Одна моя собеседница хорошо знала одну из поклонниц Мессинга и через нее познакомилась с телепатом. Но конечно, она ничего не знала о пагубной роли Калинского в судьбах Мессинга и моей. Теперь она напрягала память, чтобы помочь мне и побольше сообщить о его судьбе. И вдруг вспомнила, что уже в семидесятых годах, то есть незадолго до смерти Мессинга, она неожиданно увидела его в сберкассе при гостинице «Москва», на проспекте Маркса. Я подумал, что ослышался, когда она добавила, что он был в обществе «этого, как его звать, Калинского, что ли, ну, который околачивался вокруг Златогоровой».
— Как? — Я выпучил глаза. — Мессинг в обществе Калинского?! Могло ли быть такое? Что они там делали?
— Что они могли делать? Разговаривали. Довольно оживленно.
— О чем же они могли разговаривать?
— Откуда я знаю? Я рядом не стояла. Видела только, как они размахивают руками. Но вы сами знаете, что евреи нередко разговаривают с помощью рук.

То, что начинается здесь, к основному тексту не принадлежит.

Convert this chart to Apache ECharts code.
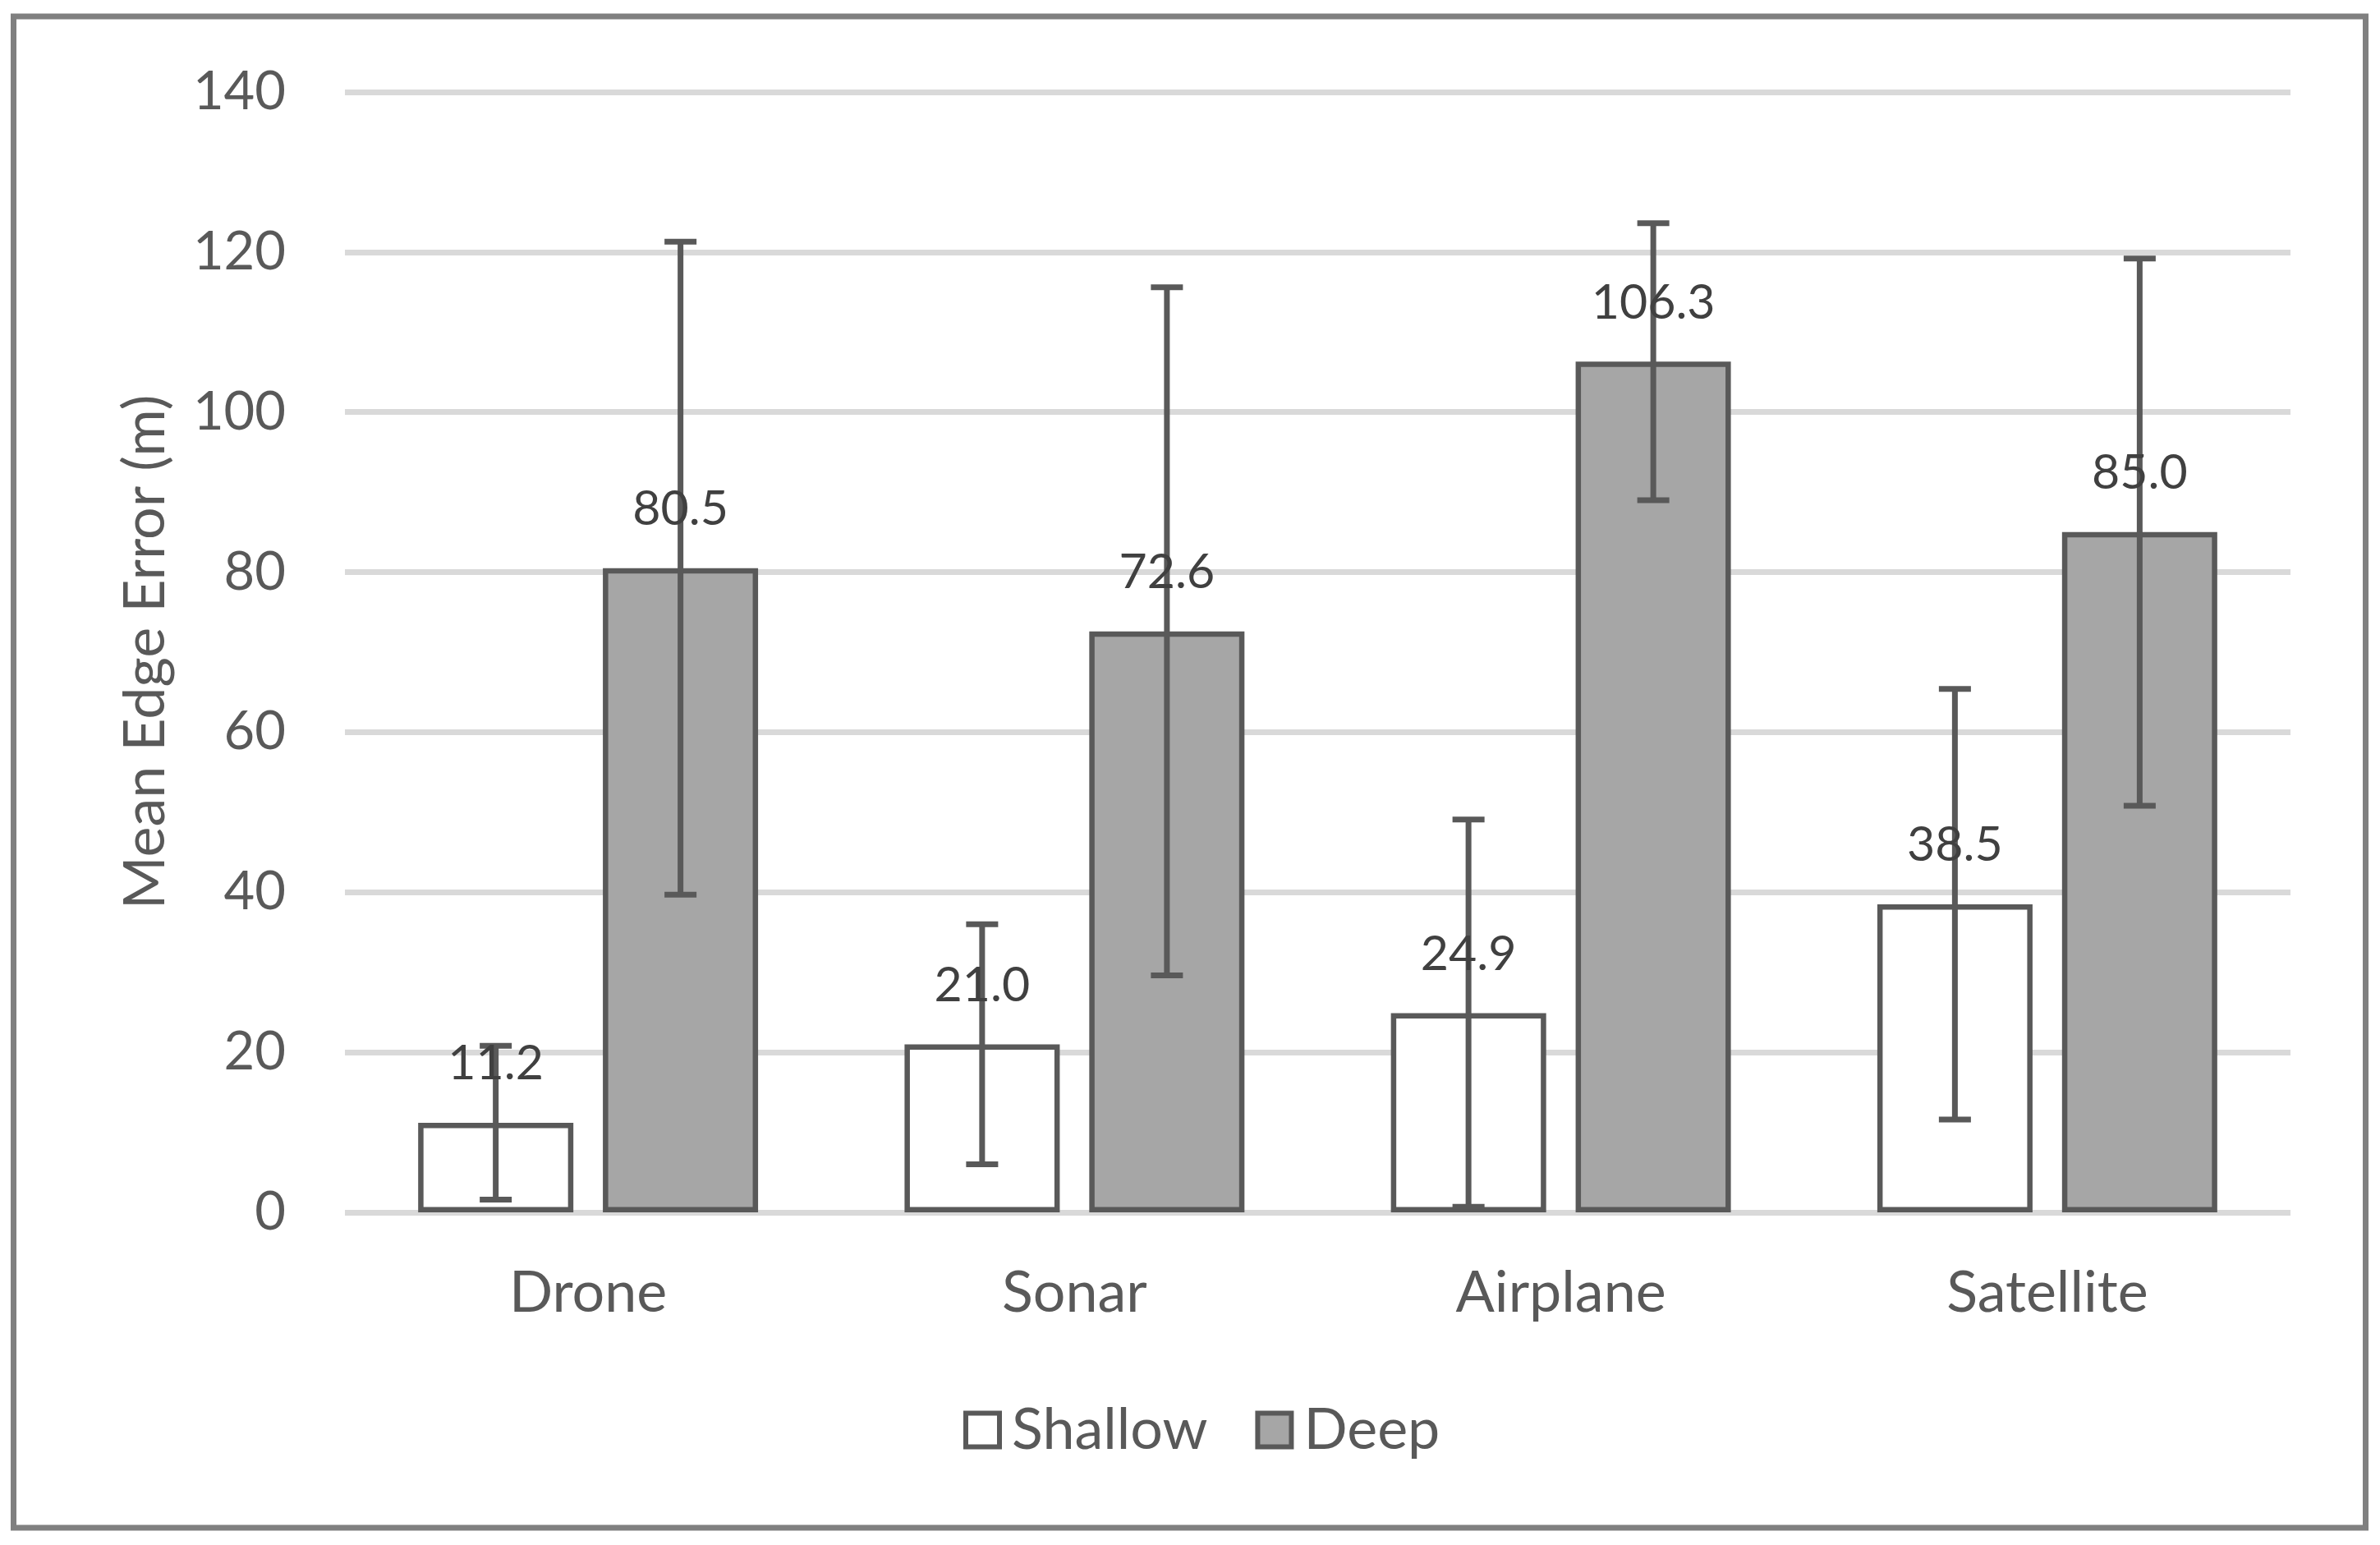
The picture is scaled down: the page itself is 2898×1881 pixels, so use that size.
<!DOCTYPE html>
<html>
<head>
<meta charset="utf-8">
<script src="https://cdn.jsdelivr.net/npm/echarts@6/dist/echarts.min.js"></script>
<style>
html,body{margin:0;padding:0;background:#fff;}
#chart{width:2898px;height:1881px;}
</style>
</head>
<body>
<div id="chart"></div>
<script>
const categories = ['Drone', 'Sonar', 'Airplane', 'Satellite'];
const shallowValues = [11.2, 21.0, 24.9, 38.5];
const deepValues = [80.5, 72.6, 106.3, 85.0];
const shallowErrors = [9.6, 15.0, 24.2, 26.9];
const deepErrors = [40.8, 43.0, 17.3, 34.2];
const yMin = 0, yMax = 140, yInterval = 20;

const FONT = 'Lato';
const AXIS_COLOR = '#595959';
const LABEL_COLOR = '#404040';
const BAR_W = 189;
const BAR_GAP_PX = 36;
const OFFSET = (BAR_W + BAR_GAP_PX) / 2;

function errData(vals, errs) {
  return vals.map((v, i) => [i, v, errs[i]]);
}

function errRender(offset) {
  return function (params, api) {
    const i = api.value(0), v = api.value(1), e = api.value(2);
    const c = api.coord([i, v]);
    const x = c[0] + offset;
    const yHi = api.coord([i, v + e])[1];
    const yLo = api.coord([i, v - e])[1];
    const hw = 19.5;
    const style = { stroke: AXIS_COLOR, lineWidth: 7 };
    return {
      type: 'group',
      children: [
        { type: 'line', shape: { x1: x, y1: yHi, x2: x, y2: yLo }, style, z2: 1 },
        { type: 'line', shape: { x1: x - hw, y1: yHi, x2: x + hw, y2: yHi }, style, z2: 1 },
        { type: 'line', shape: { x1: x - hw, y1: yLo, x2: x + hw, y2: yLo }, style, z2: 1 },
        {
          type: 'text',
          z2: 10,
          style: {
            text: v.toFixed(1),
            x: x,
            y: c[1] - 42,
            align: 'center',
            verticalAlign: 'bottom',
            fill: LABEL_COLOR,
            font: '59px ' + FONT
          }
        }
      ]
    };
  };
}

const chart = echarts.init(document.getElementById('chart'), null, { renderer: 'canvas' });
chart.setOption({
  animation: false,
  backgroundColor: '#ffffff',
  textStyle: { fontFamily: FONT },
  graphic: [{
    type: 'rect',
    shape: { x: 16.5, y: 20, width: 2864, height: 1840 },
    style: { fill: 'none', stroke: '#808080', lineWidth: 7 },
    silent: true
  }],
  grid: { left: 420, right: 109, top: 112, bottom: 405, containLabel: false },
  legend: {
    data: ['Shallow', 'Deep'],
    left: 1173,
    top: 1706,
    padding: 0,
    itemWidth: 41,
    itemHeight: 41,
    itemGap: 58,
    icon: 'rect',
    itemStyle: { borderColor: AXIS_COLOR, borderWidth: 6 },
    textStyle: { fontFamily: FONT, fontSize: 70, color: AXIS_COLOR, padding: [0, 0, 0, 10] }
  },
  xAxis: {
    type: 'category',
    data: categories,
    axisLine: { show: false },
    axisTick: { show: false },
    axisLabel: { fontFamily: FONT, fontSize: 70, color: AXIS_COLOR, margin: 63 }
  },
  yAxis: {
    type: 'value',
    min: yMin,
    max: yMax,
    interval: yInterval,
    name: 'Mean Edge Error (m)',
    nameLocation: 'middle',
    nameGap: 208,
    nameTextStyle: { fontFamily: FONT, fontSize: 70, color: AXIS_COLOR },
    axisLine: { show: false },
    axisTick: { show: false },
    axisLabel: { fontFamily: FONT, fontSize: 65, color: AXIS_COLOR, margin: 72 },
    splitLine: { lineStyle: { color: '#d9d9d9', width: 7 } }
  },
  series: [
    {
      name: 'Shallow',
      type: 'bar',
      data: shallowValues,
      barWidth: BAR_W,
      barGap: (BAR_GAP_PX / BAR_W * 100).toFixed(1) + '%',
      itemStyle: { color: '#ffffff', borderColor: AXIS_COLOR, borderWidth: 6.5 },
      z: 2
    },
    {
      name: 'Deep',
      type: 'bar',
      data: deepValues,
      barWidth: BAR_W,
      itemStyle: { color: '#a6a6a6', borderColor: AXIS_COLOR, borderWidth: 6.5 },
      z: 2
    },
    {
      name: 'Shallow error',
      type: 'custom',
      data: errData(shallowValues, shallowErrors),
      encode: { x: 0, y: 1 },
      renderItem: errRender(-OFFSET),
      silent: true,
      z: 5
    },
    {
      name: 'Deep error',
      type: 'custom',
      data: errData(deepValues, deepErrors),
      encode: { x: 0, y: 1 },
      renderItem: errRender(OFFSET),
      silent: true,
      z: 5
    }
  ]
});
</script>
</body>
</html>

— Они, наверное, ссорились?
— Трудно сказать. По тому, как они размахивали руками, об этом было трудно судить. Но что с вами?
Я был совершенно ошеломлен. Мессинг мог встречаться с Калинским? Я мог себе многое представить, но только не это. Что они могли сказать друг другу? Что теперь, после всего, что было, могло их связывать?

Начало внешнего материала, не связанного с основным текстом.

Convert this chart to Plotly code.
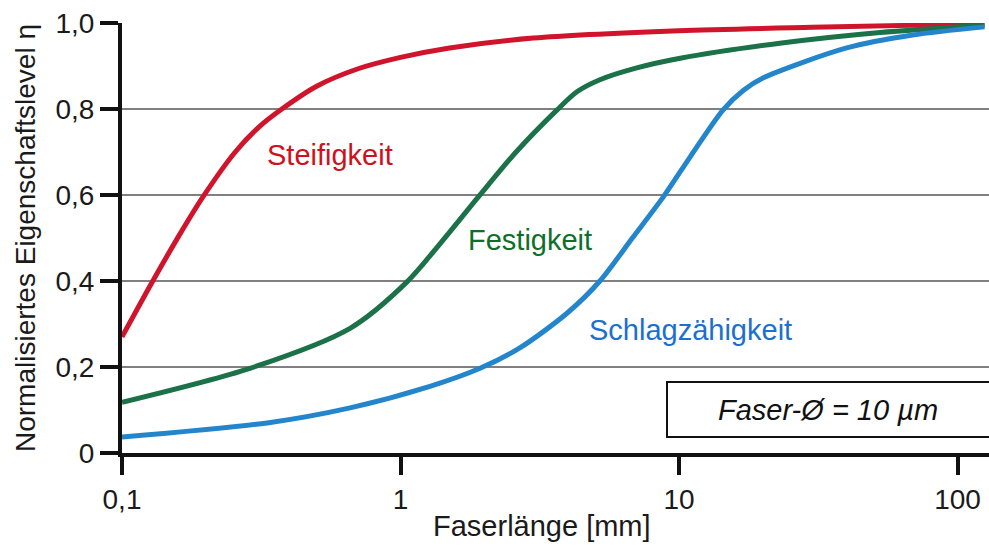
import plotly.graph_objects as go

# Data (x: fibre length in mm, y: normalised property level)
steif_x = [0.1, 0.129, 0.16, 0.195, 0.255, 0.31, 0.375, 0.5, 0.7, 1.0, 1.5, 3.0, 10, 30, 125]
steif_y = [0.27, 0.40, 0.505, 0.595, 0.70, 0.758, 0.80, 0.853, 0.893, 0.92, 0.942, 0.965, 0.982, 0.99, 0.998]

fest_x = [0.1, 0.288, 0.659, 1.055, 1.40, 1.90, 2.6, 3.65, 4.3, 5.2, 7.0, 10.1, 23, 52.7, 125]
fest_y = [0.118, 0.197, 0.29, 0.398, 0.49, 0.595, 0.70, 0.798, 0.84, 0.868, 0.895, 0.918, 0.953, 0.978, 0.995]

schlag_x = [0.1, 0.332, 0.659, 1.276, 1.93, 2.69, 3.96, 5.2, 6.8, 8.77, 11.0, 14.4, 17.0, 20, 40, 69, 125]
schlag_y = [0.037, 0.07, 0.105, 0.155, 0.197, 0.245, 0.325, 0.40, 0.50, 0.595, 0.69, 0.798, 0.843, 0.872, 0.942, 0.972, 0.991]

x_tickvals = [0.1, 1, 10, 100]
x_ticktext = ["0,1", "1", "10", "100"]
y_tickvals = [0, 0.2, 0.4, 0.6, 0.8, 1.0]
y_ticktext = ["0", "0,2", "0,4", "0,6", "0,8", "1,0"]

FONT = "Liberation Sans, Arial, sans-serif"
RED, GREEN, BLUE = "#D0142C", "#1B7148", "#2386CC"
W, H = 989, 547
L, R, T, B = 122, 0, 23, 94
PW, PH = W - L - R, H - T - B

fig = go.Figure()
for xs, ys, col in [(steif_x, steif_y, RED), (fest_x, fest_y, GREEN), (schlag_x, schlag_y, BLUE)]:
    fig.add_trace(go.Scatter(x=xs, y=ys, mode="lines",
                             line=dict(color=col, width=5, shape="spline", smoothing=0.8),
                             showlegend=False, hoverinfo="skip"))

fig.update_layout(
    width=W, height=H,
    margin=dict(l=L, r=R, t=T, b=B, autoexpand=False),
    paper_bgcolor="white", plot_bgcolor="white",
    font=dict(family=FONT, size=28, color="#1a1a1a"),
    xaxis=dict(type="log", range=[-1, 2.113], automargin=False,
               tickvals=x_tickvals, ticktext=x_ticktext,
               showline=True, linecolor="#111", linewidth=4,
               ticks="outside", ticklen=18, tickwidth=4, tickcolor="#111",
               showgrid=False, zeroline=False,
               tickfont=dict(size=28, family=FONT, color="#1a1a1a")),
    yaxis=dict(range=[0, 1.0], automargin=False,
               tickvals=y_tickvals, ticktext=y_ticktext,
               showline=True, linecolor="#111", linewidth=4,
               ticks="outside", ticklen=18, tickwidth=4, tickcolor="#111",
               showgrid=True, gridcolor="#808080", gridwidth=1.5, zeroline=False,
               tickfont=dict(size=28, family=FONT, color="#1a1a1a")),
)

annotations = [
    dict(x=-0.253, y=0.693, xref="x", yref="y", text="Steifigkeit", showarrow=False,
         xanchor="center", font=dict(size=29, color="#D0101C", family=FONT)),
    dict(x=0.465, y=0.495, xref="x", yref="y", text="Festigkeit", showarrow=False,
         xanchor="center", font=dict(size=29, color="#0E6E2A", family=FONT)),
    dict(x=1.043, y=0.286, xref="x", yref="y", text="Schlagzähigkeit", showarrow=False,
         xanchor="center", font=dict(size=29, color="#1B6FCF", family=FONT)),
    dict(x=(828 - L) / PW, y=0.1, xref="paper", yref="y", text="<i>Faser-Ø = 10 µm</i>", showarrow=False,
         xanchor="center", yanchor="middle", font=dict(size=29, color="#111", family=FONT)),
    dict(x=-(L - 25) / PW, y=0.5, xref="paper", yref="paper", text="Normalisiertes Eigenschaftslevel η",
         textangle=-90, showarrow=False, xanchor="center", yanchor="middle",
         font=dict(size=28, color="#1a1a1a", family=FONT)),
    dict(x=(542 - L) / PW, y=-(526 - (H - B)) / PH, xref="paper", yref="paper", text="Faserlänge [mm]",
         showarrow=False, xanchor="center", yanchor="middle",
         font=dict(size=29, color="#1a1a1a", family=FONT)),
]
fig.update_layout(annotations=annotations)

fig.add_shape(type="rect", xref="paper", yref="y",
              x0=(667 - L) / PW, x1=1.02, y0=0.037, y1=0.165,
              line=dict(color="#111", width=2), fillcolor="white", layer="above")

fig.write_html("out.html", config={"displayModeBar": False},
               post_script="document.body.style.margin='0';document.body.style.overflow='hidden';")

Я пытался представить себе Мессинга, который может быть уже начал избавляться от страхов сталинского времени и от воспоминаний о Ташкенте. И вдруг перед ним вырос Калинский, человек из прошлого, ко-торого хотелось забыть навсегда. Чего могла хотеть от Мессинга эта фигура, вынырнувшая из мрака забвения? А не шантажировал ли он его? Но чем, собственно, он мог его шантажировать? Ведь не угрозой разглашения того, как он спровоцировал и посадил в тюрьму великого ясновидца?
Я не находил ответа на возникающие один за другим вопросы. Что это еще за новая чертовщина? А что, думал я, если Мессинг не питал никакой вражды к своему злодею? Может быть, его жизненный поворот в Ташкенте, начавшийся весьма скверно, окончился очень благополучно? А что, если Калинский и Мессинг одним миром мазаны? Что, если освобождение из следственной тюрьмы в Ташкенте надо рассматривать с совсем иной точки зрения?

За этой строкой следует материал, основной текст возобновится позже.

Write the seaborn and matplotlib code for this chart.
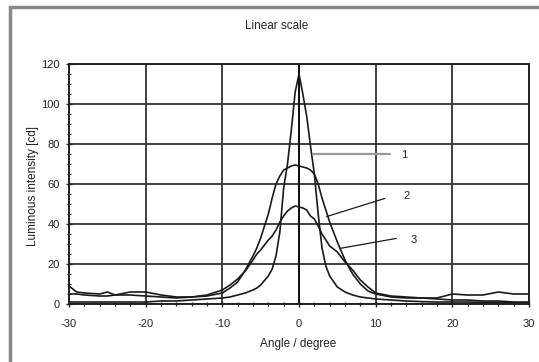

И я понял: до сих пор я лишь ходил вокруг да около. Я предполагал, что разгадал какие-то тайны, но оказалось, что за ними стоят тайны гораздо более сложные. И что мне, по всей вероятности, придется выкинуть белый флаг…
Загадка Вольфа Мессинга так и остается для меня неразгаданной. Может быть, кому-нибудь посчастливится подобрать к ней лучшие ключи, чем те, которые были у меня. Я же больше не в силах рыться в этой трясине.
Apage, Satanas! Чур меня!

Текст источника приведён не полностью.